Task statement - Check the listing below for lines that hold "matplotlib". How many are there? Please give only the number.

Supplied information -
- - -
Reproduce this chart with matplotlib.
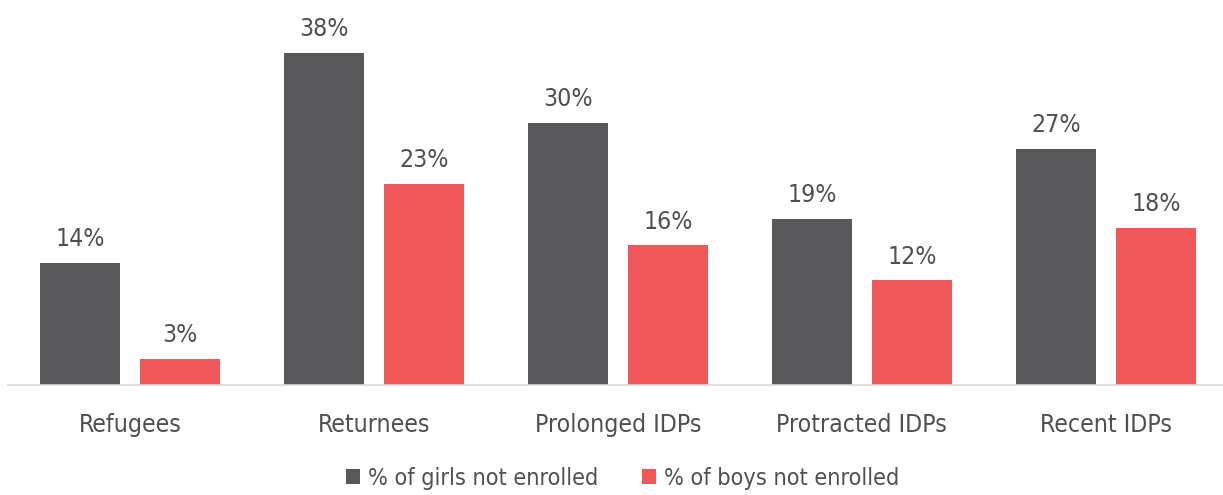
import matplotlib
matplotlib.use('Agg')
import matplotlib.pyplot as plt
from matplotlib import font_manager
from matplotlib.font_manager import FontProperties
import numpy as np

categories = ['Refugees', 'Returnees', 'Prolonged IDPs', 'Protracted IDPs', 'Recent IDPs']
girls = [14, 38, 30, 19, 27]
boys = [3, 23, 16, 12, 18]
series_names = ['% of girls not enrolled', '% of boys not enrolled']


def find_narrow():
    # look for a narrow / condensed regular face, Arial Narrow style
    cands = []
    for f in font_manager.fontManager.ttflist:
        if f.style != 'normal':
            continue
        if f.weight not in (400, 'normal', 'regular'):
            continue
        narrow = 'Narrow' in f.name or str(f.stretch) in ('condensed', 'semi-condensed', '75', '87.5')
        if narrow:
            rank = 0 if 'Liberation' in f.name else (1 if 'DejaVu' in f.name else 2)
            cands.append((rank, f.fname))
    cands.sort()
    return cands[0][1] if cands else None


path = find_narrow()
if path:
    fp = FontProperties(fname=path, size=17.8)
    fp_leg = FontProperties(fname=path, size=16.8)
else:
    fp = FontProperties(family=['Liberation Sans', 'DejaVu Sans'], size=15.5)
    fp_leg = FontProperties(family=['Liberation Sans', 'DejaVu Sans'], size=14.6)

grey = '#58585A'
red = '#EF5759'
text_col = '#505050'

fig = plt.figure(figsize=(12.23, 4.95), dpi=100)
ax = fig.add_axes([8 / 1223, 110 / 495, 1215 / 1223, 350 / 495])

x = np.arange(len(categories))
w = 0.328
off = 0.205
b1 = ax.bar(x - off, girls, w, color=grey, label=series_names[0])
b2 = ax.bar(x + off, boys, w, color=red, label=series_names[1])

for bars, vals in ((b1, girls), (b2, boys)):
    for r, v in zip(bars, vals):
        ax.text(r.get_x() + r.get_width() / 2, v + 1.3, f'{v}%', ha='center', va='bottom',
                fontproperties=fp, color=text_col, clip_on=False)

ax.set_xlim(-0.5, 4.48)
ax.set_ylim(0, 40)
ax.set_xticks(x)
ax.set_xticklabels(categories, fontproperties=fp, color=text_col)
ax.tick_params(axis='x', length=0, pad=20)
ax.set_yticks([])
for s in ['top', 'right', 'left']:
    ax.spines[s].set_visible(False)
ax.spines['bottom'].set_color('#D9D9D9')
ax.spines['bottom'].set_linewidth(1.2)

leg = fig.legend(loc='center', bbox_to_anchor=(0.509, 0.034), ncol=2, frameon=False,
                 prop=fp_leg, handlelength=0.6, handleheight=0.6, handletextpad=0.34,
                 columnspacing=1.9)
for t in leg.get_texts():
    t.set_color(text_col)

fig.savefig('out.png', dpi=100)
- - -
Task response - 6